Amazingly, the ‘khoo’ (well) was constructed at the exact place where the guru disappeared. The year was 1606. The ‘samadhi’ of Ranjit Singh was built after 1839 when he died, and it was his wish that his ‘samadhi’ be made at the feet of the great fifth guru. By then the river had moved westwards. The ‘khoo’ amazingly still remains full, while all others around have dried up as the water table has fallen.

So the road from Gurdwara Lal Khoohi to Gurdwara Dera Sahib is a sacred pilgrimage walk of a tortured guru in the year 1606. It remains a walk that relives the unbending will of a holy person to stick to his faith and not change his belief no matter the torture inflicted. That is why Guru Arjan is so important to the city of Lahore, as well as to Amritsar, which his Lahore-born father Guru Ram Das founded. While Ram Das founded Amritsar it was his son Guru Arjan who completed it in the shape of the Darbar Sahib. Guru Arjan also completed the ‘Adi Granth’, the first holy scripture of the Sikh faith and installed it at Harminder Sahib. That was much later expanded into the Guru Granth Sahib. So Lahore and Arjan have an abiding relationship.

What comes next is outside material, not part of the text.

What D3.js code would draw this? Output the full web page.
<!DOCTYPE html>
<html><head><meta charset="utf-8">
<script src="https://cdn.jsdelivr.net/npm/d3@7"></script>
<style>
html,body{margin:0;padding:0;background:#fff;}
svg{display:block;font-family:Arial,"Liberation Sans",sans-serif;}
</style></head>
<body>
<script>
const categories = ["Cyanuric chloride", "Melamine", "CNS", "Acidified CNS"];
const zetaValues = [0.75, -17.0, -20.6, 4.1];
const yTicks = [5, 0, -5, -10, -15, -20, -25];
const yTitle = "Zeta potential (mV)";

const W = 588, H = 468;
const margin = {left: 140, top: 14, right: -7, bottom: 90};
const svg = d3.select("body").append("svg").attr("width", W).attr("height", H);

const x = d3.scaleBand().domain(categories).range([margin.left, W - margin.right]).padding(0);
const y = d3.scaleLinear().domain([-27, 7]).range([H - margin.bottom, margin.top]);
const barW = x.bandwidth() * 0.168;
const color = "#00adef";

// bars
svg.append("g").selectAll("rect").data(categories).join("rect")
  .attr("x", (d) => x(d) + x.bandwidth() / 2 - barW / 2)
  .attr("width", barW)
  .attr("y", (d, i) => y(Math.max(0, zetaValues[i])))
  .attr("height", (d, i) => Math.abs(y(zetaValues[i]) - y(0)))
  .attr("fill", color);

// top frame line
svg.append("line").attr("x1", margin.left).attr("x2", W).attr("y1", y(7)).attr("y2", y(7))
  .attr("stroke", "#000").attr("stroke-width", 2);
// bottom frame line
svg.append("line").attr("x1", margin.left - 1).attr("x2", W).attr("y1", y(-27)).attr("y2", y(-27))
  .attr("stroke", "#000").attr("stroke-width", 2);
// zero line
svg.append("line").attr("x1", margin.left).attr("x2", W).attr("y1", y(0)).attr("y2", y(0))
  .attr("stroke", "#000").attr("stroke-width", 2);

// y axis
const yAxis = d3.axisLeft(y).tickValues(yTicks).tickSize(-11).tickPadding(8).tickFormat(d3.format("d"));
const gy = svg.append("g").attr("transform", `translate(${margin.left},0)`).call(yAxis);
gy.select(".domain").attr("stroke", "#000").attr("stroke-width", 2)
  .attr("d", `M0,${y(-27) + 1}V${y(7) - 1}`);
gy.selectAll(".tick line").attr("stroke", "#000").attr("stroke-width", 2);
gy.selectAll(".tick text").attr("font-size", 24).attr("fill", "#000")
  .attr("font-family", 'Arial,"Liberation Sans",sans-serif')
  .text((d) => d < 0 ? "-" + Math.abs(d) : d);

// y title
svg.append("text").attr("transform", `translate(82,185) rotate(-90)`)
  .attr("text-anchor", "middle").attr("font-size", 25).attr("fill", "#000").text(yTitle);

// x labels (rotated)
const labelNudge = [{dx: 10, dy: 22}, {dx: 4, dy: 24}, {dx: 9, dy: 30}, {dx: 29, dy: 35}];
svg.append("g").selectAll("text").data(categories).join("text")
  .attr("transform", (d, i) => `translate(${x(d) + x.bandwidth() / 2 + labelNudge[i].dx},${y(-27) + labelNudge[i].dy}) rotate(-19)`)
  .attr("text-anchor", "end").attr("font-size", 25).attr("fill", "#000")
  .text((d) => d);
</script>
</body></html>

These days the Kartarpur project is a top priority of the new Imran Khan government, for it will open up pilgrimages for the Sikhs of India. Mind you it was Guru Arjan Dev who built that structure at Kartarpur where the Guru Nanak spent his last years. On his death there was a dispute between his Hindu and Muslim followers over who would take possession of the body of the founder of the Sikh movement. The next morning when the covering cloth was removed all that could be seen were flowers. The Muslims buried half of them and the Hindus cremated the remaining half. Both shrines exist still at Kartarpur.

The problems for Guru Arjan Dev started when Mughal emperor Jahangir ordered the arrest and torture of the guru. He was told that mercy was possible only if Arjan Dev converted to Islam. Here many versions exist. Many contend that the growing power of the Sikhs in Punjab’s countryside led the emperor to arrest Arjan and ordered him to become a Muslim. Another was that a courtier named Chandu Shah wanted to marry his daughter to the guru’s son, which offer was turned down by the guru after an ‘istikhara’ was carried out by Hazrat Mian Mir. So it was that in a corner of Chandu Shah’s house in Mochi Gate at Lal Khoo the guru was imprisoned and the door bricked up.

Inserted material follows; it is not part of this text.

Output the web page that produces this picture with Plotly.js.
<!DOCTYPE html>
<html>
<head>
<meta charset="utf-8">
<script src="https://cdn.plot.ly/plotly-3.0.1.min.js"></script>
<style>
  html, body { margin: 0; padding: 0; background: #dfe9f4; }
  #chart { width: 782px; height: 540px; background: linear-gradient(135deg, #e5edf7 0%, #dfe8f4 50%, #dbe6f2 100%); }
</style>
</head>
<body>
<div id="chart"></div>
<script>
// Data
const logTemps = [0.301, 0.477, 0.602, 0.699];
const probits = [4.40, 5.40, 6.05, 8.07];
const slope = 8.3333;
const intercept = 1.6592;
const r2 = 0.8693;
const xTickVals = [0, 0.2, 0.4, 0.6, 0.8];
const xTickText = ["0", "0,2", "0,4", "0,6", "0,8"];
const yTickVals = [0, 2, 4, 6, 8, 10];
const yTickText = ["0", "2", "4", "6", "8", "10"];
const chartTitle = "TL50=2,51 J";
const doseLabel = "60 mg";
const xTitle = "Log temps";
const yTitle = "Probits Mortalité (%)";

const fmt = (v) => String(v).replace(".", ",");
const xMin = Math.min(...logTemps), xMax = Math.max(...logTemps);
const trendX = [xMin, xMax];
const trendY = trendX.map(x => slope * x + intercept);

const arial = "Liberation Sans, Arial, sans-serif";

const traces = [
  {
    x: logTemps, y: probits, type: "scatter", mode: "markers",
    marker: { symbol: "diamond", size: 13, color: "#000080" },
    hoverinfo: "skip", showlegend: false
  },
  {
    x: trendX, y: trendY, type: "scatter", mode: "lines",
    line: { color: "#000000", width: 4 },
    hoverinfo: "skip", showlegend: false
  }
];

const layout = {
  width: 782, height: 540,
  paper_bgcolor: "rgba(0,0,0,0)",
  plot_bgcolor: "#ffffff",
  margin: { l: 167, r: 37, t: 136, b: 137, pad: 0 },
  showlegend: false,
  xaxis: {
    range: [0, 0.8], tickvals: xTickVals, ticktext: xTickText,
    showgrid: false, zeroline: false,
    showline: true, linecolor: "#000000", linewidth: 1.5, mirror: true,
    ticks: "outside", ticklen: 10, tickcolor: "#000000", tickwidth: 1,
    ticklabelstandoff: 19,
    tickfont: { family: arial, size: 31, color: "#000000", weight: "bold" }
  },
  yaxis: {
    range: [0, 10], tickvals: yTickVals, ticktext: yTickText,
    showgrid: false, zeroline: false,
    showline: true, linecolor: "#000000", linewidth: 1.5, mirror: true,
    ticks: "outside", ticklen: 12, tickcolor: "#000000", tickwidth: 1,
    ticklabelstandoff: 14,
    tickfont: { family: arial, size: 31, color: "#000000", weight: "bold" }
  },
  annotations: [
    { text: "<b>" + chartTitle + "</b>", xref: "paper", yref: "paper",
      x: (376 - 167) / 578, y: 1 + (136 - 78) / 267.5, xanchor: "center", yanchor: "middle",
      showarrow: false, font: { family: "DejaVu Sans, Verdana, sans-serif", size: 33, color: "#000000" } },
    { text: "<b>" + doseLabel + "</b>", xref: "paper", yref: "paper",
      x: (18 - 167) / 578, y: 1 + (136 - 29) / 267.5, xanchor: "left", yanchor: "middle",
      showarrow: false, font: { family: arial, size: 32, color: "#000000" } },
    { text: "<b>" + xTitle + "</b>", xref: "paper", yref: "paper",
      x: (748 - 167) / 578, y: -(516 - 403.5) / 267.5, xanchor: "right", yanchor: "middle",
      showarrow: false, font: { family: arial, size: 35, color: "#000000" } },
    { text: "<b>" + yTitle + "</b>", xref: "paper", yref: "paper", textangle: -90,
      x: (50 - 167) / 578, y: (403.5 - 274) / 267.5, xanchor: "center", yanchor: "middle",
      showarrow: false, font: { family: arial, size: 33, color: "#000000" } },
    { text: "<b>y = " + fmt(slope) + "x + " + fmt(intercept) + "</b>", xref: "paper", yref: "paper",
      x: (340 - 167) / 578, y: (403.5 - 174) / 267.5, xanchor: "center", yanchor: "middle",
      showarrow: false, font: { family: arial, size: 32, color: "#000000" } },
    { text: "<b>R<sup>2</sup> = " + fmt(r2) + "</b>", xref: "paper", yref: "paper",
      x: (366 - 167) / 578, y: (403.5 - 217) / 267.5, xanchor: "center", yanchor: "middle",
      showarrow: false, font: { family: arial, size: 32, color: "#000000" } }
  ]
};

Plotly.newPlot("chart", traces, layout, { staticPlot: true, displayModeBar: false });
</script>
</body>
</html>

This is where the legend of Lal Khoo comes into play. Every day Hazrat Mian Mir would come outside the house where his friend was imprisoned. He would send in some water through the only ventilating window near the roof. From the shop opposite, now the famous old Rafique ‘barfi’ shop, he would buy some ‘barfi and pass it over. The ‘bers’ from the tree by the well just kept on producing its fruit. So when after three months the bricked up wall was opened on the orders of the emperor, they discovered a healthy Guru Arjan.

So it was that the great guru was walked in chains to the Lahore Fort, where for six days he was tortured by making him lie on iron sheets with a fire under them. The details of other forms of torture is difficult to pinpoint because of a lack of sources. On the sixth day Hazrat Mian Mir requested the emperor to allow the guru to have a bath in the river. As the emperor respected the Muslim sage, he allowed it. Arjan Dev dived in and never returned back up. Some Sikh extremists, as there are in all religions, believe he will emerge at this spot again on the day of judgement.

So here we have from one well at Lal Khoo to the Well of Arjan outside the Lahore Fort, now enclosed in the Samadhi of Maharajah Ranjit Singh, is a walk of a man who believed in the Oneness of the Almighty, whom a great Muslim sage and scholar tried his best to save. But the guru kept telling him: “My time to meet my Maker is near. Do not plead my case before those who love power and wealth instead of the Almighty”.

As we walk past that famous Lal Khoo with its ‘beri’ tree opposite a ‘barfi’ shop, it is sad that present-day extremists have started disallowing people from attaching small symbolic red rags to show the respect people of all faiths have in the way Guru Arjan Dev conducted himself. Even sadder is that Sikh pilgrims coming to pay their respects have been stopped. To try to impose restriction of one religion on another is to lose the argument, one that Hazrat Mian Mir stood for, just as it is what his friend Arjan died for. To each his own.